けいすぃー

帰れない山のけいすぃーのレビュー・感想・評価

帰れない山(2022年製作の映画)
3.7
まず景色が綺麗。アルプスの山の生活を覗くだけでも楽しめる作品。あえてワイドじゃない画面を使うことで山の高さを強調している。
邦題の『帰れない山』と原題の『Le Otto Montagne』(8つの山)でニュアンスが変わるが、どちらの視点も大事ではあるので、難しいところ。

以下ネタバレを含みます

この物語の主題はなんなのか、それはなかなか掴みにくかった。しかし、タイトルの意味が後半に出てきて、ある程度腑に落ちた。
主人公のピエトロがネパールで出会った考え方、自分達がいる中心の高い山の他に世界には8つの山があり、中心にとどまるよりも8つの山を見てきた方が賢人になれるといったものだ。
ピエトロは8つの山を回る人生で、ブルーノは中心の山に留まった。そしてその中心の山はピエトロにとって"帰れない山"になった訳だ。
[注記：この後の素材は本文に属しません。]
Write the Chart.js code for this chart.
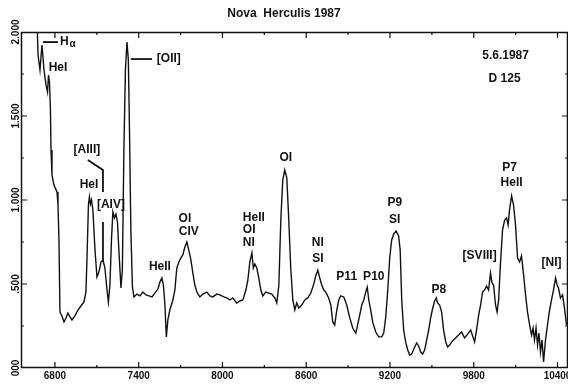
<!DOCTYPE html>
<html>
<head>
<meta charset="utf-8">
<script src="https://cdn.jsdelivr.net/npm/chart.js@4/dist/chart.umd.min.js"></script>
<style>
  html, body { margin: 0; padding: 0; background: #fff; }
  #wrap { width: 568px; height: 384px; }
</style>
</head>
<body>
<div id="wrap"><canvas id="spec" width="568" height="384"></canvas></div>
<script>
// wavelength (Angstrom) and relative flux
const wavelength = [
  6557, 6664, 6679, 6693, 6707, 6722, 6736, 6747, 6754, 6761,
  6768, 6772, 6779, 6793, 6815, 6822, 6829, 6836, 6850, 6865,
  6879, 6893, 6908, 6922, 6943, 6965, 6986, 7008, 7022, 7029,
  7040, 7047, 7054, 7062, 7072, 7087, 7101, 7115, 7130, 7144,
  7158, 7173, 7183, 7194, 7205, 7215, 7226, 7237, 7248, 7258,
  7273, 7283, 7294, 7305, 7316, 7326, 7333, 7344, 7355, 7366,
  7387, 7409, 7430, 7452, 7473, 7495, 7516, 7538, 7552, 7566,
  7577, 7588, 7598, 7609, 7623, 7645, 7659, 7673, 7688, 7702,
  7716, 7731, 7745, 7759, 7774, 7788, 7802, 7817, 7838, 7860,
  7888, 7910, 7931, 7960, 7981, 8010, 8031, 8053, 8074, 8102,
  8124, 8146, 8168, 8182, 8196, 8211, 8221, 8232, 8246, 8260,
  8275, 8289, 8310, 8332, 8353, 8375, 8389, 8404, 8418, 8432,
  8446, 8461, 8475, 8489, 8504, 8518, 8532, 8547, 8568, 8590,
  8611, 8633, 8654, 8668, 8683, 8697, 8711, 8726, 8740, 8761,
  8776, 8790, 8804, 8819, 8833, 8847, 8869, 8890, 8912, 8933,
  8955, 8976, 8998, 9012, 9026, 9037, 9048, 9062, 9076, 9098,
  9119, 9141, 9155, 9169, 9184, 9198, 9212, 9227, 9244, 9262,
  9273, 9284, 9298, 9312, 9327, 9341, 9355, 9377, 9391, 9405,
  9420, 9434, 9448, 9463, 9477, 9491, 9506, 9520, 9531, 9541,
  9556, 9570, 9584, 9599, 9613, 9627, 9647, 9670, 9691, 9713,
  9734, 9756, 9778, 9792, 9806, 9820, 9835, 9849, 9863, 9877,
  9892, 9906, 9920, 9931, 9942, 9956, 9967, 9978, 9992, 10006,
  10021, 10035, 10046, 10056, 10071, 10085, 10099, 10114, 10128, 10142,
  10157, 10171, 10185, 10200, 10214, 10225, 10235, 10246, 10257, 10267,
  10278, 10289, 10300, 10314, 10328, 10343, 10357, 10371, 10386, 10397,
  10407, 10421, 10436, 10450, 10464
];
const flux = [
  2.6, 2.3, 1.863, 1.774, 1.923, 1.774, 1.685, 1.643, 1.744, 1.702,
  1.536, 1.298, 1.149, 1.089, 1.048, 0.970, 0.762, 0.333, 0.310, 0.274,
  0.298, 0.327, 0.304, 0.286, 0.310, 0.345, 0.369, 0.393, 0.452, 0.631,
  0.970, 1.018, 0.976, 1.000, 0.940, 0.702, 0.542, 0.571, 0.631, 0.643,
  0.595, 0.464, 0.393, 0.494, 0.762, 0.929, 0.893, 0.917, 0.869, 0.702,
  0.476, 0.583, 1.298, 1.774, 1.940, 1.833, 1.476, 0.821, 0.482, 0.423,
  0.440, 0.429, 0.452, 0.435, 0.429, 0.423, 0.446, 0.470, 0.512, 0.536,
  0.494, 0.375, 0.185, 0.286, 0.345, 0.405, 0.464, 0.595, 0.631, 0.655,
  0.673, 0.720, 0.750, 0.702, 0.643, 0.565, 0.494, 0.452, 0.423, 0.440,
  0.452, 0.429, 0.423, 0.440, 0.435, 0.423, 0.417, 0.405, 0.417, 0.387,
  0.399, 0.405, 0.464, 0.524, 0.631, 0.685, 0.595, 0.619, 0.595, 0.536,
  0.464, 0.429, 0.452, 0.446, 0.440, 0.417, 0.387, 0.494, 0.881, 1.119,
  1.179, 1.131, 0.881, 0.595, 0.405, 0.345, 0.387, 0.357, 0.375, 0.405,
  0.417, 0.446, 0.500, 0.548, 0.583, 0.536, 0.494, 0.464, 0.452, 0.417,
  0.375, 0.274, 0.256, 0.345, 0.405, 0.429, 0.423, 0.375, 0.298, 0.238,
  0.208, 0.286, 0.375, 0.405, 0.452, 0.482, 0.405, 0.345, 0.274, 0.214,
  0.185, 0.185, 0.208, 0.298, 0.464, 0.655, 0.762, 0.798, 0.815, 0.786,
  0.702, 0.405, 0.226, 0.155, 0.107, 0.077, 0.083, 0.125, 0.149, 0.131,
  0.095, 0.083, 0.107, 0.167, 0.226, 0.298, 0.357, 0.399, 0.417, 0.387,
  0.375, 0.333, 0.226, 0.155, 0.125, 0.137, 0.161, 0.179, 0.196, 0.214,
  0.179, 0.202, 0.226, 0.190, 0.155, 0.226, 0.315, 0.375, 0.452, 0.464,
  0.488, 0.464, 0.565, 0.506, 0.494, 0.375, 0.333, 0.405, 0.631, 0.821,
  0.881, 0.893, 0.851, 0.940, 1.024, 0.970, 0.851, 0.655, 0.631, 0.667,
  0.554, 0.435, 0.333, 0.256, 0.196, 0.238, 0.167, 0.238, 0.137, 0.208,
  0.095, 0.167, 0.036, 0.167, 0.256, 0.345, 0.405, 0.464, 0.536, 0.494,
  0.476, 0.417, 0.435, 0.357, 0.256
];

const xTicks = [6800, 7400, 8000, 8600, 9200, 9800, 10400];
const yTicks = [0, 0.5, 1, 1.5, 2];
const yTickLabels = ['000', '.500', '1.000', '1.500', '2.000'];

// line identifications, placed in data units
const notes = [
  { text: 'H', sub: 'α', at: [6836, 1.94], align: 'left' },
  { text: 'HeI', at: [6822, 1.786] },
  { text: '[OII]', at: [7616, 1.839] },
  { text: '[AIII]', at: [7029, 1.298] },
  { text: 'HeI', at: [7044, 1.089] },
  { text: '[AIV]', at: [7201, 0.970] },
  { text: 'HeII', at: [7552, 0.601] },
  { text: 'OI', at: [7731, 0.887] },
  { text: 'CIV', at: [7759, 0.810] },
  { text: 'HeII', at: [8146, 0.893], align: 'left' },
  { text: 'OI', at: [8146, 0.821], align: 'left' },
  { text: 'NI', at: [8146, 0.744], align: 'left' },
  { text: 'OI', at: [8454, 1.250] },
  { text: 'NI', at: [8683, 0.744] },
  { text: 'SI', at: [8683, 0.649] },
  { text: 'P11', at: [8890, 0.542] },
  { text: 'P10', at: [9084, 0.542] },
  { text: 'P9', at: [9234, 0.982] },
  { text: 'SI', at: [9234, 0.881] },
  { text: 'P8', at: [9549, 0.464] },
  { text: '[SVIII]', at: [9842, 0.667] },
  { text: 'P7', at: [10057, 1.190] },
  { text: 'HeII', at: [10071, 1.101] },
  { text: '[NI]', at: [10357, 0.625] },
  { text: '5.6.1987', at: [10028, 1.857] },
  { text: 'D 125', at: [10021, 1.720] }
];
const leaders = [
  [[6714, 1.94], [6822, 1.94]],
  [[7344, 1.839], [7495, 1.839]],
  [[7036, 1.238], [7144, 1.179], [7144, 1.048]],
  [[7144, 0.869], [7144, 0.631]]
];

const FONT = "'Liberation Sans', Arial, sans-serif";
const INK = '#111';

const framePlugin = {
  id: 'frame',
  afterDraw(chart) {
    const { ctx, chartArea: a, scales: { x, y } } = chart;
    ctx.save();
    ctx.strokeStyle = INK;
    ctx.lineWidth = 1.5;
    ctx.strokeRect(a.left + 0.5, a.top + 0.5, a.right - a.left - 1, a.bottom - a.top - 1);

    // inward ticks on all four sides
    ctx.lineWidth = 1.2;
    ctx.beginPath();
    for (let v = 6500; v <= 10700; v += 300) {
      if (v < x.min || v > x.max) continue;
      const px = x.getPixelForValue(v);
      const len = xTicks.includes(v) ? 6 : 3;
      ctx.moveTo(px, a.bottom); ctx.lineTo(px, a.bottom - len);
      ctx.moveTo(px, a.top); ctx.lineTo(px, a.top + len);
    }
    for (let v = 0.25; v < 2; v += 0.25) {
      const py = y.getPixelForValue(v);
      const len = yTicks.includes(v) ? 6 : 3;
      ctx.moveTo(a.left, py); ctx.lineTo(a.left + len, py);
      ctx.moveTo(a.right, py); ctx.lineTo(a.right - len, py);
    }
    ctx.stroke();

    // leader lines
    ctx.lineWidth = 1.8;
    leaders.forEach(pts => {
      ctx.beginPath();
      pts.forEach(([lx, ly], i) => {
        const px = x.getPixelForValue(lx), py = y.getPixelForValue(ly);
        if (i === 0) ctx.moveTo(px, py); else ctx.lineTo(px, py);
      });
      ctx.stroke();
    });

    // labels
    ctx.fillStyle = INK;
    ctx.textBaseline = 'middle';
    ctx.font = 'bold 12px ' + FONT;
    notes.forEach(n => {
      const px = x.getPixelForValue(n.at[0]), py = y.getPixelForValue(n.at[1]);
      ctx.textAlign = n.align || 'center';
      ctx.fillText(n.text, px, py);
      if (n.sub) {
        const w = ctx.measureText(n.text).width;
        ctx.font = 'bold 10px ' + FONT;
        ctx.textAlign = 'left';
        ctx.fillText(n.sub, px + w + 1, py + 2);
        ctx.font = 'bold 12px ' + FONT;
      }
    });
    ctx.restore();
  }
};

new Chart(document.getElementById('spec'), {
  type: 'line',
  data: {
    datasets: [{
      data: wavelength.map((w, i) => ({ x: w, y: flux[i] })),
      borderColor: INK,
      borderWidth: 1.4,
      pointRadius: 0,
      tension: 0,
      fill: false
    }]
  },
  options: {
    responsive: false,
    devicePixelRatio: 1,
    animation: false,
    layout: { padding: 0 },
    plugins: {
      legend: { display: false },
      tooltip: { enabled: false },
      title: {
        display: true,
        text: 'Nova  Herculis 1987',
        color: INK,
        font: { family: FONT, size: 12, weight: 'bold' },
        padding: { top: 6, bottom: 11.6 }
      }
    },
    scales: {
      x: {
        type: 'linear',
        min: 6557,
        max: 10475,
        afterBuildTicks: s => { s.ticks = xTicks.map(v => ({ value: v })); },
        afterFit: s => { s.height = 16; s.paddingLeft = 0; s.paddingRight = 0; },
        grid: { display: false, drawTicks: false },
        border: { display: false },
        ticks: {
          autoSkip: false, minRotation: 0, maxRotation: 0, padding: 2,
          color: INK, font: { family: FONT, size: 10, weight: 'bold' },
          callback: v => String(v)
        }
      },
      y: {
        min: 0,
        max: 2,
        afterBuildTicks: s => { s.ticks = yTicks.map(v => ({ value: v })); },
        afterFit: s => { s.width = 21; s.paddingTop = 0; s.paddingBottom = 0; },
        grid: { display: false, drawTicks: false },
        border: { display: false },
        ticks: {
          minRotation: 90, maxRotation: 90, crossAlign: 'center', padding: -8,
          color: INK, font: { family: FONT, size: 10, weight: 'bold' },
          callback: v => yTickLabels[yTicks.indexOf(v)]
        }
      }
    }
  },
  plugins: [framePlugin]
});
</script>
</body>
</html>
帰れない山になったのは兄弟のような親友を失った場所であるからなのだが、留まるのと8つの山を回るのとどちらが良かったのかというのがテーマのひとつだろう。
我々はピエトロの幼少期から半生を外観し、彼の原体験や後悔に感情移入をしていく。作品自体がまさに山登りのように苦難と楽しさを積み重ねていくようだった。